Autor: Leila Soto
Ya sin sorpresa (y sin vergüenza), Cristina Fernández recibió la ratificación de una condena que -en términos jurídicos- es una aberración realizada por un tribunal cuya legitimidad se explica sólo por ser parte de la camarilla amigota que supo acrecentar Mauricio Macri durante su mandato presidencial. Todo un logro a pulso de nombramientos arbitrarios, partidos de fútbol en la quinta, espionaje y vaya a saber qué otros menesteres. Lo que nos recuerda lo gravitante de uno de sus primeros decretos: nombrar a dos miembros de la Corte Suprema de Justicia por decreto para luego obtener el visto bueno de senadores opositores serviles y gobernadores genuflexos. Esa misma gente que bloqueó cualquier intento del kirchnerismo por nombrar jueces en la Corte o realizar alguna reforma judicial, incluso intentar ponerle algo de transparencia al hediondo Consejo de la Magistratura, o como se podría rebautizar: club corporativo judicial. Porque lo que más caracteriza al poder judicial es su capacidad para alejarse del concepto de justicia y cumplir un rol de villano, cómplice de los poderosos.

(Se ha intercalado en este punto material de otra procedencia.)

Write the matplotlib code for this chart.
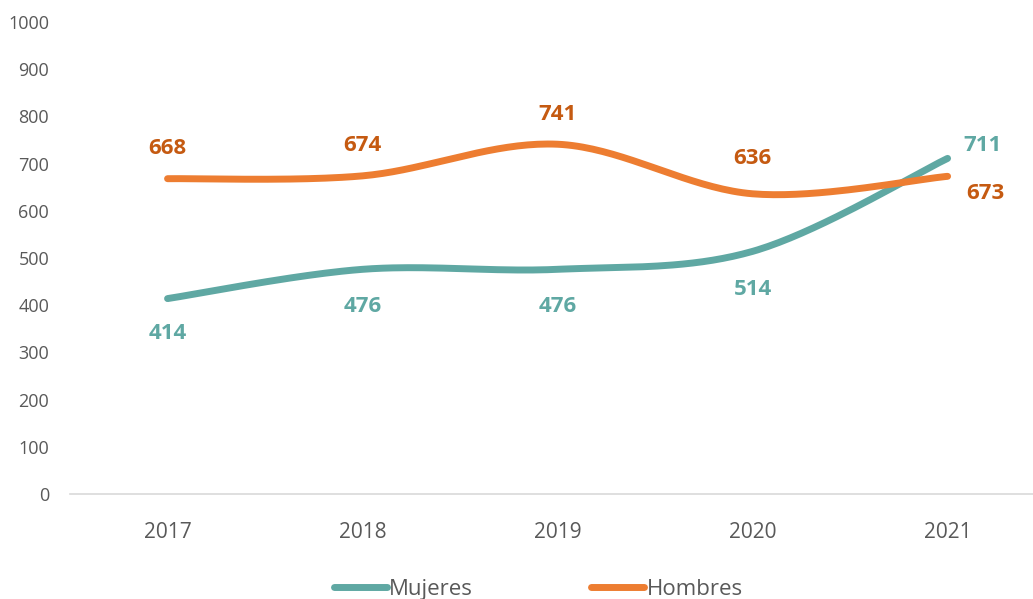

Pero si Emile Zola se escandalizaba de una camarilla militar y jurídica francesa, los argentinos sabemos que ellos están en segundo lugar en todo, también en ese patrioterismo hipócrita y racista. Porque en nuestro país, los roles para este acto de injusticia son muchos y muy importantes. Ahora yo acuso al poder judicial. Esos funcionarios que están aupados por el poder estatal para cumplir de manera corporativa un mediocre papel: títeres que se saben impunes porque son muchos los cómplices. Entre ellos, la clase dirigente, especialmente quienes tienen la responsabilidad de controlar y equilibrar poderes en una democracia, gente que se sirve de un sistema electoral manipulado y de una democracia debilitada en esta eterna crisis neoliberal. Otro gran cómplice al que hay que acusar es la mafia mediática, monopolizada por grupos económicos con alto grado de expertise en socavar la política, presentándola distorsionada y apelando a que sea “consumida” de forma pasiva e ignorante.
Penosamente ante esta situación, también es cómplice el campo popular organizado en demasiadas agrupaciones, que se esfuerzan tanto por diferenciarse entre sí, que no queda espacio para la verdadera confrontación. Cuando la izquierda actualiza sus narrativas, sus discursos o lenguajes, suena como un viejito meado tratando de parecer canchero. Quizás sería bueno pensar mejor salir a conquistar el sentido común de la gente no de un modo aesthetic sino más bien gramsciano. La mística se gana con la lucha organizada de forma potente, pragmática y con la lucidez para distinguir entre diversidades y no fragmentos de intereses en común. Al fin y al cabo, no importa si se trata de cual o tal organización, o tal o cual barrio, todos padecen hambre y pobreza generada por el actual modelo “libertario”.